Students in the UMass Amherst international education program critically engage with development issues related to equitable and quality educational outcomes around the world.
They gain the skills and knowledge to become changemakers in the field of international education and development across the two-thirds world. We are a friendly, supportive, and challenging community working with populations marginalized by structural inequalities such as gender, race, sexualities, ethnicity, poverty, and conflict. Our deep commitment to developing scholar-practitioners with a strong foundation in applied theory allows students to explore issues from different perspectives alongside students and faculty from across the globe.
Our students enter the program with professional experience in the two-thirds world and with the desire to develop culturally specific projects and undertake research in developing countries. They have a commitment to social justice and to ensuring that everyone has access to an effective education, no matter their age, gender, ethnicity, social position, or economic status. Areas of focus include: social justice, gender inclusion, eduction in emergencies, students as learners, non-formal education, early grade reading, the influences of aid, policy & practice for improved well-being, social justices, and equality around the world.
As one of the oldest programs in international education, we have an extensive and influential network of alumni who are global leaders. Our graduates are ministry officials, donors, practitioners, academics, teachers, and grassroots organizers. We are a collaborative learning community, with active participation of both faculty and students representing a wide range of cultures, languages, and experiences. Many of our students are early-to-mid-career professionals with extensive international development experience, and approximately two-thirds are international students. Students become both learners and sources of learning for others.
Our students are scholar-practitioners—professionals who combine the study of theory with practical engagement in educational programs and research. We explore current theories of international education (social theories, migration, and education) and learn tools and practices (training design, project management) that professionals need in the field. Our faculty have extensive and current field and research experience and engage our students in their work. Students have the opportunity to conduct research and practice globally as part of the academic program.
The international education program hosts the academic journal Comparative Education Review and the Alliance for Critical Education, a research group committed to critical engagement with development issues, theoretical and methodological concerns in international education.
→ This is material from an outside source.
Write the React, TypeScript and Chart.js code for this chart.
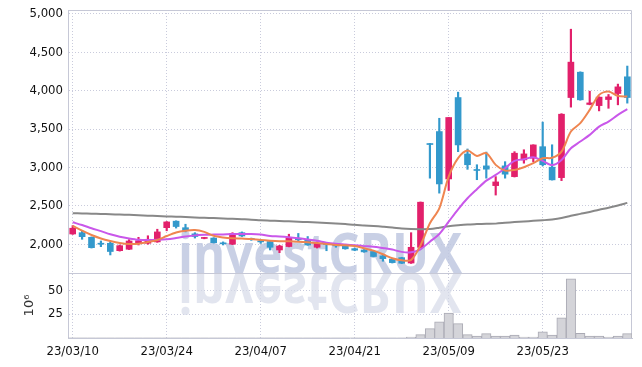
import React, { useEffect, useRef } from 'react';
import { Chart, registerables } from 'chart.js';
Chart.register(...registerables);

const dates = [
  '23/03/10', '23/03/13', '23/03/14', '23/03/15', '23/03/16', '23/03/17', '23/03/20', '23/03/21', '23/03/22', '23/03/23',
  '23/03/24', '23/03/27', '23/03/28', '23/03/29', '23/03/30', '23/03/31', '23/04/03', '23/04/04', '23/04/05', '23/04/06',
  '23/04/07', '23/04/10', '23/04/11', '23/04/12', '23/04/13', '23/04/14', '23/04/17', '23/04/18', '23/04/19', '23/04/20',
  '23/04/21', '23/04/24', '23/04/25', '23/04/26', '23/04/27', '23/04/28', '23/05/02', '23/05/03', '23/05/04', '23/05/08',
  '23/05/09', '23/05/10', '23/05/11', '23/05/12', '23/05/15', '23/05/16', '23/05/17', '23/05/18', '23/05/19', '23/05/22',
  '23/05/23', '23/05/24', '23/05/25', '23/05/26', '23/05/30', '23/05/31', '23/06/01', '23/06/02', '23/06/05', '23/06/07',
];

const openP = [
  2133, 2150, 2090, 2010, 2012, 1916, 1934, 2020, 2012, 2030,
  2215, 2300, 2215, 2135, 2075, 2080, 2015, 2000, 2150, 2072,
  2040, 2035, 1925, 1970, 2078, 2055, 1960, 2000, 1985, 1990,
  1942, 1925, 1905, 1848, 1805, 1825, 1755, 1960, 3310, 3467,
  2850, 3910, 3175, 2970, 3020, 2763, 3020, 2880, 3098, 3120,
  3270, 3003, 2867, 3910, 4240, 3820, 3805, 3884, 3962, 4180,
];
const highP = [
  2242, 2176, 2095, 2042, 2035, 1990, 2060, 2090, 2110, 2195,
  2295, 2305, 2260, 2150, 2090, 2085, 2030, 2150, 2160, 2080,
  2055, 2040, 1985, 2130, 2140, 2100, 2030, 2005, 1995, 1995,
  1950, 1930, 1910, 1865, 1810, 1830, 2150, 2550, 3312, 3640,
  3650, 3980, 3240, 3035, 3200, 2880, 3075, 3205, 3230, 3295,
  3590, 3295, 3700, 4800, 4245, 3993, 3920, 3950, 4085, 4320,
];
const lowP = [
  2128, 2064, 1950, 1968, 1860, 1910, 1930, 1990, 2000, 2025,
  2175, 2210, 2160, 2080, 2070, 2015, 1990, 1995, 2100, 2050,
  2010, 1925, 1890, 1965, 2045, 1985, 1950, 1915, 1960, 1935,
  1915, 1895, 1835, 1778, 1755, 1748, 1750, 1955, 2860, 2665,
  2700, 3205, 2975, 2840, 2860, 2640, 2860, 2875, 3055, 3075,
  3020, 2835, 2828, 3785, 3875, 3815, 3736, 3770, 3815, 3837,
];
const closeP = [
  2208, 2098, 1955, 2000, 1905, 1981, 2042, 2045, 2064, 2160,
  2290, 2230, 2175, 2100, 2082, 2020, 2005, 2140, 2107, 2062,
  2030, 1960, 1977, 2077, 2058, 1990, 2012, 1995, 1978, 1940,
  1922, 1900, 1840, 1812, 1760, 1752, 1960, 2547, 3298, 2785,
  3650, 3293, 3035, 2960, 2977, 2811, 2912, 3185, 3176, 3293,
  3035, 2838, 3693, 4371, 3880, 3840, 3915, 3919, 4049, 3910,
];

const maShort = [
  2238, 2176, 2120, 2075, 2042, 2016, 2003, 2007, 2030, 2055,
  2107, 2153, 2176, 2185, 2160, 2110, 2088, 2077, 2073, 2068,
  2055, 2046, 2040, 2038, 2033, 2025, 2015, 2003, 1990, 1985,
  1977, 1947, 1916, 1869, 1817, 1790, 1795, 1985, 2273, 2468,
  2880, 3120, 3219, 3150, 3185, 3033, 2958, 2967, 3003, 3055,
  3120, 3125, 3206, 3467, 3576, 3749, 3945, 3988, 3932, 3923,
];
const maMid = [
  2286, 2250, 2208, 2170, 2130, 2098, 2075, 2058, 2055, 2058,
  2065, 2081, 2100, 2115, 2122, 2125, 2128, 2133, 2133, 2133,
  2125, 2107, 2100, 2090, 2077, 2062, 2045, 2020, 2005, 1995,
  1985, 1975, 1968, 1950, 1930, 1900, 1895, 1934, 2033, 2133,
  2294, 2455, 2598, 2716, 2828, 2902, 2990, 3085, 3107, 3133,
  3085, 3030, 3098, 3250, 3337, 3424, 3532, 3597, 3684, 3758,
];
const maLong = [
  2403, 2400, 2397, 2394, 2390, 2386, 2382, 2377, 2372, 2367,
  2362, 2358, 2354, 2348, 2344, 2340, 2335, 2330, 2325, 2320,
  2312, 2307, 2302, 2298, 2293, 2288, 2283, 2277, 2270, 2262,
  2252, 2245, 2237, 2228, 2218, 2205, 2198, 2196, 2198, 2215,
  2235, 2248, 2258, 2262, 2265, 2268, 2278, 2288, 2296, 2304,
  2312, 2322, 2340, 2370, 2395, 2420, 2450, 2475, 2505, 2538,
];
const volume = [
  0.1, 0.1, 0.1, 0.1, 0.1, 0.1, 0.1, 0.1, 0.1, 0.1,
  0.1, 0.1, 0.1, 0.1, 0.1, 0.1, 0.1, 0.1, 0.1, 0.1,
  0.1, 0.1, 0.1, 0.1, 0.1, 0.1, 0.1, 0.1, 0.1, 0.1,
  0.1, 0.1, 0.1, 0.1, 0.1, 0.1, 1, 3.5, 9.8, 17,
  26, 15, 3.5, 2, 4.5, 2, 2, 3, 1, 1,
  6.5, 3, 21, 62, 5, 2, 2, 1, 2, 4.5,
];

const priceTicks = [2000, 2500, 3000, 3500, 4000, 4500, 5000];
const volumeTicks = [25, 50];

const UP = '#e2206b';
const DOWN = '#3399cc';
const GRID = '#c9cbdc';
const FRAME = '#c6c8d6';
const TICK_FONT = { family: '"DejaVu Sans Condensed", sans-serif', size: 13 };
const TICK_COLOR = '#111111';

const noPad = (s: any) => {
  s.paddingTop = 0;
  s.paddingBottom = 0;
  s.paddingLeft = 0;
  s.paddingRight = 0;
};

const watermark = {
  id: 'watermark',
  beforeDatasetsDraw(chart: any) {
    const { ctx } = chart;
    const base = chart.scales.y.bottom;
    const cx = 312;
    ctx.save();
    ctx.font = 'bold 56px "Open Sans", "DejaVu Sans", sans-serif';
    ctx.textAlign = 'center';
    ctx.textBaseline = 'alphabetic';
    ctx.fillStyle = 'rgba(192, 200, 224, 0.85)';
    ctx.fillText('investCRUX', cx, base, 284);
    ctx.translate(0, 2 * base);
    ctx.scale(1, -1);
    ctx.fillStyle = 'rgba(214, 218, 232, 0.7)';
    ctx.fillText('investCRUX', cx, base, 284);
    ctx.restore();
    const a = chart.chartArea;
    ctx.save();
    ctx.strokeStyle = FRAME;
    ctx.lineWidth = 1;
    ctx.beginPath();
    ctx.moveTo(a.left, a.top + 0.5);
    ctx.lineTo(a.right - 0.5, a.top + 0.5);
    ctx.lineTo(a.right - 0.5, a.bottom);
    ctx.moveTo(a.left, Math.round(base) + 0.5);
    ctx.lineTo(a.right, Math.round(base) + 0.5);
    ctx.stroke();
    ctx.restore();
  },
};

export default function App() {
  const ref = useRef<HTMLCanvasElement>(null);
  useEffect(() => {
    const up = closeP.map((c, i) => c >= openP[i]);
    const colors = up.map((u) => (u ? UP : DOWN));
    const chart = new Chart(ref.current as HTMLCanvasElement, {
      type: 'bar',
      data: {
        labels: dates,
        datasets: [
          { type: 'line', data: maShort, yAxisID: 'y', borderColor: '#ef8550', borderWidth: 2, pointRadius: 0, tension: 0.3, order: 0 } as any,
          { type: 'line', data: maMid, yAxisID: 'y', borderColor: '#c957ea', borderWidth: 2, pointRadius: 0, tension: 0.3, order: 0 } as any,
          { type: 'line', data: maLong, yAxisID: 'y', borderColor: '#888888', borderWidth: 2, pointRadius: 0, tension: 0.3, order: 0 } as any,
          { type: 'bar', data: openP.map((o, i) => [o, closeP[i]]), yAxisID: 'y', backgroundColor: colors, barThickness: 6, minBarLength: 1, grouped: false, order: 1 } as any,
          { type: 'bar', data: lowP.map((l, i) => [l, highP[i]]), yAxisID: 'y', backgroundColor: colors, barThickness: 1.5, minBarLength: 1, grouped: false, order: 2 } as any,
          { type: 'bar', data: volume, yAxisID: 'yv', backgroundColor: '#d4d4d9', borderColor: '#aaaab4', borderWidth: 1, barPercentage: 1, categoryPercentage: 1, grouped: false, order: 3 } as any,
        ],
      },
      options: {
        responsive: false,
        animation: false,
        devicePixelRatio: 1,
        layout: { padding: { top: 2, right: 2, bottom: 0, left: 0 } },
        plugins: { legend: { display: false }, tooltip: { enabled: false } },
        scales: {
          x: {
            type: 'category',
            offset: true,
            grid: { offset: false, color: GRID, drawTicks: false },
            border: { color: FRAME, dash: [1, 2] },
            ticks: { font: TICK_FONT, color: TICK_COLOR, padding: 6, maxRotation: 0, autoSkip: false },
            afterBuildTicks: (s: any) => { s.ticks = s.ticks.filter((t: any) => t.value % 10 === 0); },
            afterFit: (s: any) => { s.height = 22; noPad(s); },
          },
          yv: {
            type: 'linear',
            position: 'left',
            stack: 'panes',
            stackWeight: 65,
            weight: 1,
            min: 0,
            max: 68,
            grid: { color: GRID, drawTicks: false },
            border: { color: FRAME, dash: [1, 2] },
            ticks: { font: TICK_FONT, color: TICK_COLOR, padding: 5, stepSize: 25 },
            afterBuildTicks: (s: any) => { s.ticks = volumeTicks.map((v) => ({ value: v })); },
            title: { display: true, text: '10⁶', font: { family: '"DejaVu Sans", sans-serif', size: 13 }, color: '#333', padding: { top: 14, bottom: 0 } },
            afterFit: (s: any) => { s.width = 60; noPad(s); },
          },
          y: {
            type: 'linear',
            position: 'left',
            stack: 'panes',
            stackWeight: 263,
            weight: 2,
            min: 1625,
            max: 5050,
            grid: { color: GRID, drawTicks: false },
            border: { color: FRAME, dash: [1, 2] },
            ticks: { font: TICK_FONT, color: TICK_COLOR, padding: 5, stepSize: 500, callback: (v: any) => Number(v).toLocaleString('en-US') },
            afterBuildTicks: (s: any) => { s.ticks = priceTicks.map((v) => ({ value: v })); },
            afterFit: (s: any) => { s.width = 60; noPad(s); },
          },
        } as any,
      },
      plugins: [watermark],
    });
    return () => chart.destroy();
  }, []);
  return <canvas ref={ref} width={626} height={352} style={{ display: 'block' }} />;
}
- Nearly 75% of graduate students and faculty are international
- 100% are international education and development practitioners, researchers, and academics
- Customizable course choices to meet your research and applied interests
- Wide array of theory and practice-oriented courses
- A global alumni network of scholars and practitioners built over 50 years
- Hands-on experience in research and practice through networks, affiliations, & projects
- A deep theoretical understanding of critical dilemmas in education and development
- A strong background in research skills
- A focus on practical application and skills needed to critically engage with and address pressing issues in international education today
- Education and development for NGOs and INGOs (e.g., International Rescue Committee, EDC, FHI 360) or donor agencies (e.g., USAID, Lego Foundation)
- Politics and policy-making around education and development
- Grass-roots development work
- Academic or educational leadership
International education offers programs leading to master’s (M.Ed.) - also online - and doctoral (Ph.D.) degrees. Students study the role of education from a social justice perspective in the context of the two-thirds world. Their individualized course of study incorporates theoretical, practical, and contextual study. The theoretical work may investigate, for example, the relationship between education and socioeconomic or political change or gender issues in education. The practical study allows students to develop skills, such as research and evaluation design and methods, planning and policy analysis, curriculum and materials development, training, and management. In their contextual work, students focus on specific sectors, such as literacy, health or agriculture, as well as different sociocultural settings. In addition, most students will strengthen their knowledge of current conditions in a particular country or region of the world.
The UMass graduate certificate in early grade reading is a five-course, 15-credit, fully online program for practitioners and policymakers working on early grade reading reform projects in developing countries. The program allows those in governmental and non-governmental organizations to build their capacity to develop, monitor, and improve early grade reading programs. It is also an opportunity for practitioners and policymakers to enroll in a university-accredited professional development program if they cannot attend on-campus classes. Lastly, the program is a stepping-stone for international education professionals interested in eventually applying to the master’s degree program in international education.
The early grade reading certificate program is asynchronous, allowing students to take the courses at any time and in any order. If they later choose to pursue a master’s degree, students can apply the credits they earn to a program at UMass Amherst.